- INFORMATION SHOWN
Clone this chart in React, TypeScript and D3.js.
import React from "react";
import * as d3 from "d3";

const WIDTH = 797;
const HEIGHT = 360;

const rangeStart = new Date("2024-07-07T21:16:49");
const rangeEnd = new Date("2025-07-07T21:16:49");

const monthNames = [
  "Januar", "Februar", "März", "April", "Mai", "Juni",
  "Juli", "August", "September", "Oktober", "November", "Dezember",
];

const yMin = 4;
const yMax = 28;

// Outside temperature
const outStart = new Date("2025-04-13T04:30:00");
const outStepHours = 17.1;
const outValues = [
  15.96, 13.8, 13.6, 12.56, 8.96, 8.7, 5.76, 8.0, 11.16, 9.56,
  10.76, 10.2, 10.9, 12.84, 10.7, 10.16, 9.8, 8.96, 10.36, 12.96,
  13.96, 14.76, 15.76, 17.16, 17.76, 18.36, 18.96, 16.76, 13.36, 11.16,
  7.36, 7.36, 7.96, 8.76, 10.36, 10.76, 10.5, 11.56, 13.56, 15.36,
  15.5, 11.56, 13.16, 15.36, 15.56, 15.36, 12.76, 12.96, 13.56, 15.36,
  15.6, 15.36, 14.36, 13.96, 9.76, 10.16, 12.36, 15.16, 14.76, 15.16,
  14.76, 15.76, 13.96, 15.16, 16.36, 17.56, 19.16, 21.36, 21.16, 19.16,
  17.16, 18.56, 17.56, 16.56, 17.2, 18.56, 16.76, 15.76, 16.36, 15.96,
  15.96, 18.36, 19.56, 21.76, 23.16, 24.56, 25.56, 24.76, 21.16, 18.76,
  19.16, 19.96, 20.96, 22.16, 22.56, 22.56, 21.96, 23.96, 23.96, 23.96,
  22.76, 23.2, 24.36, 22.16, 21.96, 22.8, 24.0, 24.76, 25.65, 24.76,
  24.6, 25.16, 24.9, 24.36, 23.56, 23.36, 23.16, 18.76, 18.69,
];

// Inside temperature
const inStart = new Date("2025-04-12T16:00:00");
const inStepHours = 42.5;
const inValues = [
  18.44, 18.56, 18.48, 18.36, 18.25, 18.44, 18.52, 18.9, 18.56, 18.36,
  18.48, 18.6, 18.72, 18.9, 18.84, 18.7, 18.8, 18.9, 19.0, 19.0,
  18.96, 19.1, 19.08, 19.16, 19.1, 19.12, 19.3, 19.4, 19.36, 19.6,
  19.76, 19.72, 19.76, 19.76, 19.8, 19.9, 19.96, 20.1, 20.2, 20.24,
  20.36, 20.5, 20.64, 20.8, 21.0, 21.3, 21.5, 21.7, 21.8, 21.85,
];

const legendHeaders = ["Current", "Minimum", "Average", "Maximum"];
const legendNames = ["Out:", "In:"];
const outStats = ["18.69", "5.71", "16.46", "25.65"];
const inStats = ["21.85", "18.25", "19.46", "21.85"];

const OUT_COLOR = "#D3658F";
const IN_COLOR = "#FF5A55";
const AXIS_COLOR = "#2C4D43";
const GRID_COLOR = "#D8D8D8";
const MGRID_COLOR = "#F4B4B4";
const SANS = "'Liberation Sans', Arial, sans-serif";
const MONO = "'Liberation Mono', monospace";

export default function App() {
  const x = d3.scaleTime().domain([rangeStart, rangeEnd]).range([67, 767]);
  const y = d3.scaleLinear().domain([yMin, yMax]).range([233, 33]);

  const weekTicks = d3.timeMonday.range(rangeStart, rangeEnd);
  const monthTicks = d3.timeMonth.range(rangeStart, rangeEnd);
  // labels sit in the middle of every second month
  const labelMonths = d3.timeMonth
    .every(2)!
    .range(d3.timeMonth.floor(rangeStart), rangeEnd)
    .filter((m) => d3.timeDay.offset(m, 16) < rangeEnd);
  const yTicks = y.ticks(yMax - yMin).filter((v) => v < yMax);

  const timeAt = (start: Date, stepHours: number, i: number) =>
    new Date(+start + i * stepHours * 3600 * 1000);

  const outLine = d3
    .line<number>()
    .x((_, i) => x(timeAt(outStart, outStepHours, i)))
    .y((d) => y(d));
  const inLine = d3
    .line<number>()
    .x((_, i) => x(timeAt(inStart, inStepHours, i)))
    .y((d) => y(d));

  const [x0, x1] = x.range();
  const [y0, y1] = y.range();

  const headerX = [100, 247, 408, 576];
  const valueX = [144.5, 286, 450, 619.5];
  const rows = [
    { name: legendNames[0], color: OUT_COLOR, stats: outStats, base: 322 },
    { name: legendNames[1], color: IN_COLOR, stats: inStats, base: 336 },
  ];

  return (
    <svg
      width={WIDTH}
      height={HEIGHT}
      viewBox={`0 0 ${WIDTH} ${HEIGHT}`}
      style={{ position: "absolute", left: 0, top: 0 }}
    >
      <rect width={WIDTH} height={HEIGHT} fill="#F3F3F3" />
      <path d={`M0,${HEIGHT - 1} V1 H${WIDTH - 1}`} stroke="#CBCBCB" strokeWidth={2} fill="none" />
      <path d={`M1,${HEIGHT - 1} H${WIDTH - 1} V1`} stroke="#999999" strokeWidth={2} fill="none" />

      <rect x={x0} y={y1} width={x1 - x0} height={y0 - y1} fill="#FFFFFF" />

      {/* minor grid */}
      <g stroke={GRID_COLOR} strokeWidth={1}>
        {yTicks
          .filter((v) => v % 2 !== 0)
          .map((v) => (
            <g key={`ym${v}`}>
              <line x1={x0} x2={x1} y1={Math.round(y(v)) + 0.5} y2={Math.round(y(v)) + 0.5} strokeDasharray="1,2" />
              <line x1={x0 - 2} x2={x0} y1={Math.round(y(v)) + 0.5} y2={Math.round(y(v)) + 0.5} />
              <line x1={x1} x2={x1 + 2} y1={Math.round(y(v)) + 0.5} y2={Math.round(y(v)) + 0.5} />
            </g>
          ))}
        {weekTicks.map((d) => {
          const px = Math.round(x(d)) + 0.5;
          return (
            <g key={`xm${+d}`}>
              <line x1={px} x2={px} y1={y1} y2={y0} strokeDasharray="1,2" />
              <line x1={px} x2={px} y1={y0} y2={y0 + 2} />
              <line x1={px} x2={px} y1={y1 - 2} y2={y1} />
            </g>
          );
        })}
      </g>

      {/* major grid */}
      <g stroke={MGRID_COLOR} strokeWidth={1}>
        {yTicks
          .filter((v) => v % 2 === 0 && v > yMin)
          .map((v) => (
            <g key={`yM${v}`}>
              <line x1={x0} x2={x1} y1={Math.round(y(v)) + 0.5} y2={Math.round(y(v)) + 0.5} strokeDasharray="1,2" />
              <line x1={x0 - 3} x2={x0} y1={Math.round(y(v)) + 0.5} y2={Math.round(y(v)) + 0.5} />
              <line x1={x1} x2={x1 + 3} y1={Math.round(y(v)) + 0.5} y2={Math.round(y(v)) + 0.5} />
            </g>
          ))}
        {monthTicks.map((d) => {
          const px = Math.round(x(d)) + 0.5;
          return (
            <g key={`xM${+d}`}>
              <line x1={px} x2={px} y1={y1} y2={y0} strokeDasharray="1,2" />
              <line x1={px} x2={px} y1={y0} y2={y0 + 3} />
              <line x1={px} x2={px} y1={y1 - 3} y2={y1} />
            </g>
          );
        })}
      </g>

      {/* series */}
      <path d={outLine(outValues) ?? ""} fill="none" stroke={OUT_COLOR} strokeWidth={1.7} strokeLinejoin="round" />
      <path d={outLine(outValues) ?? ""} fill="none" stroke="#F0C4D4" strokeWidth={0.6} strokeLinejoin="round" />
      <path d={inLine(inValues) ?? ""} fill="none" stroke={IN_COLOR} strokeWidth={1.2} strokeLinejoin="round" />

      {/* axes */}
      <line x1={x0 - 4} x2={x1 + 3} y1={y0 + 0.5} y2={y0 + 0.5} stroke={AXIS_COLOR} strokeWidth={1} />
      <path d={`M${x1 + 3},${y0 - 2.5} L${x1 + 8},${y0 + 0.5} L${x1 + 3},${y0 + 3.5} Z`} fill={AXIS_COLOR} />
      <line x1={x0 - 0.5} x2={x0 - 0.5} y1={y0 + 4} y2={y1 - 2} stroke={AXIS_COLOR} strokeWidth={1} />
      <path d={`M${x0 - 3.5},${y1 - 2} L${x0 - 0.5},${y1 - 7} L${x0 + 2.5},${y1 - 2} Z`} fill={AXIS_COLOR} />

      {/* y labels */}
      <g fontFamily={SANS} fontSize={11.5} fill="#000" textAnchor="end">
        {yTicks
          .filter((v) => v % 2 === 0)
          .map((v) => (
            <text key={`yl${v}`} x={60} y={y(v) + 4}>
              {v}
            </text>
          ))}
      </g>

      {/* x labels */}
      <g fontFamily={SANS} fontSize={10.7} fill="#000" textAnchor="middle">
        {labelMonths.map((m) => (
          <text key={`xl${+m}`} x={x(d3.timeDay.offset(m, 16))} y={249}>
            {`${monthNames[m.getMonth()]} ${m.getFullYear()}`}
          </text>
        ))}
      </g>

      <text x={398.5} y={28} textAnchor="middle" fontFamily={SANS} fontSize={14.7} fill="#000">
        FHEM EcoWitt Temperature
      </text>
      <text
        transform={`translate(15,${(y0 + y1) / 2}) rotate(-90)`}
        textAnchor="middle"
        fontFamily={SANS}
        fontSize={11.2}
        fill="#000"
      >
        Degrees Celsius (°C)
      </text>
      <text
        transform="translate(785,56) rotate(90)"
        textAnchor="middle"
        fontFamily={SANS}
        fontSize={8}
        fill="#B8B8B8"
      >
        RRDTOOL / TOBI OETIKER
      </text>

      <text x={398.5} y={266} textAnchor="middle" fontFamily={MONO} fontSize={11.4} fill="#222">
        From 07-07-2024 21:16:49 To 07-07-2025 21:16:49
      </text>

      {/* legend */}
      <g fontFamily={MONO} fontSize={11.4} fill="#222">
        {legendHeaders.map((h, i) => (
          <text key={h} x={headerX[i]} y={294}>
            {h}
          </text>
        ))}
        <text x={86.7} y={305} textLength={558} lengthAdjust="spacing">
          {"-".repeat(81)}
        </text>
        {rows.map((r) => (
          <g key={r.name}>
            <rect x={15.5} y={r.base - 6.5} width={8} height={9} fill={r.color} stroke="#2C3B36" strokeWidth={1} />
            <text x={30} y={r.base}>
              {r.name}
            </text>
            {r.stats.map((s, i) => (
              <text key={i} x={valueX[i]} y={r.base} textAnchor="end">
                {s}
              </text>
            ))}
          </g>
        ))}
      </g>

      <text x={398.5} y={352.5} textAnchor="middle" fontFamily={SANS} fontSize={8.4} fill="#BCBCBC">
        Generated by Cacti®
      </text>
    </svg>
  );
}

- INSTRUCTIONS FOR THE TASK
Write out every line of the listing that holds the word "React".

- REPLY TO THE TASK
Clone this chart in React, TypeScript and D3.js.
import React from "react";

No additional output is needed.